Ah, but you do have the speeds of the planets.

The speed of Earth = 1 orbit/earth year = 360 degrees/365 days

What's the speed of Mars? (Use the given information to figure it out.)

 

[Phrak]

The rocket can be launched anytime you please. There are some constraints missing.

 

[Doc Al]

The rocket can be launched anytime you please. There are some constraints missing.

The launch time (with respect to "now") is specified:

You are working on a project with NASA to launch a rocket to Mars, with the rocket blasting off from Earth when Earth and Mars are just aligned along a straight line from the sun.

 

[Phrak]

The launch time (with respect to "now") is specified:

Then I shall have to learn to read question not as they are written, but as they are intended to mean.

 

[Newtime]

Hey thanks for all the help guys, I ended up getting caught up with some other work and hadn't had a chance to look at this problem again until last night, but as I'm sure some of you know, all it takes is some time off (of a specific problem) to make you realize how simple it really was. I honestly want to slap myself. (joking, but not really). I sat down, and in about a minute got the right answer and thought, "why did I think that was so hard?"

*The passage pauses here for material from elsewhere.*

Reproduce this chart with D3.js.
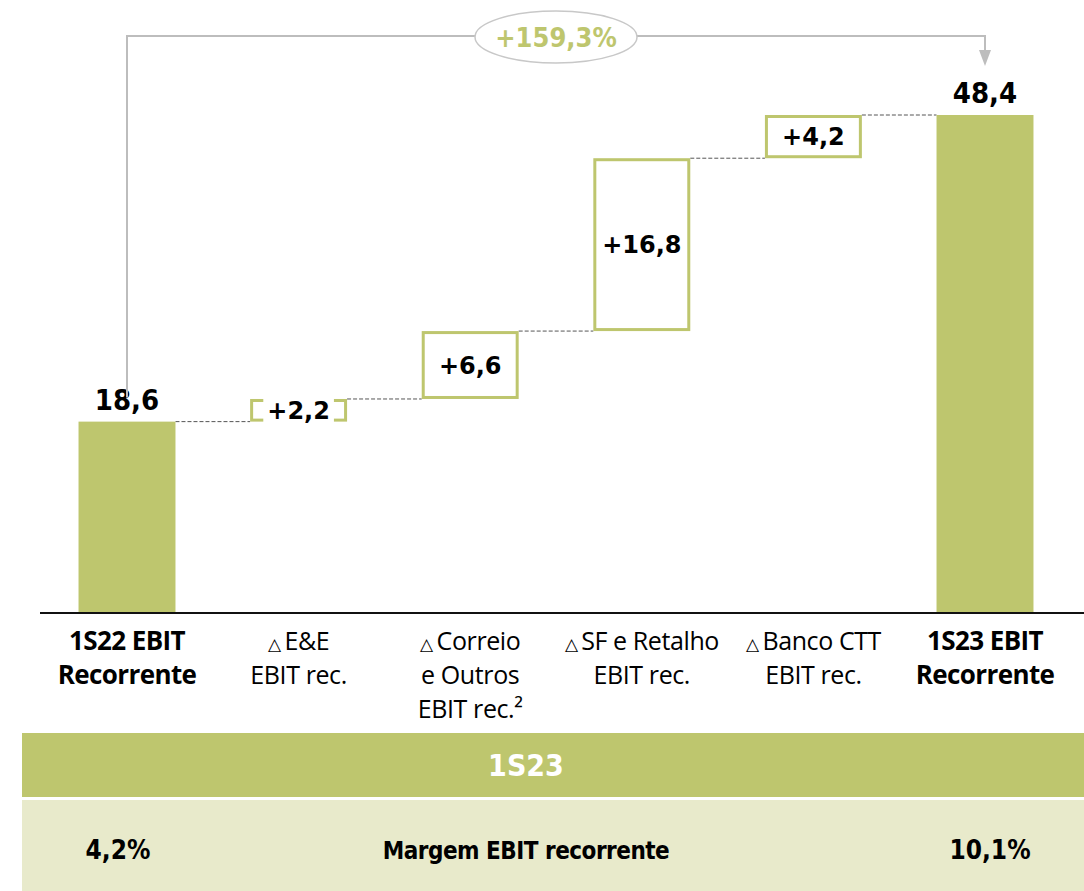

To anyone who's also trying to get this problem: read the thread, then find the angular velocities in rad/sec for both planets. Angular accelaration=0 and then you establish an arbitrary point (probably Earth's initial position) for position=0 and use whatever angle Mars is ahead of Earth as it's initial position. Use these values for the angular kinematics equation relating final position to initial position, initial velocity times time, and half of the accelaration times the time squared. Since you want both final positions to be the same (planets should be aligned as said in the problem) set the two equations equal to each other. You now should have an equation with just one unknown: final position. Solve for this, then do some unit conversions and you have your answer.

Thanks again for everyone's help in this thread.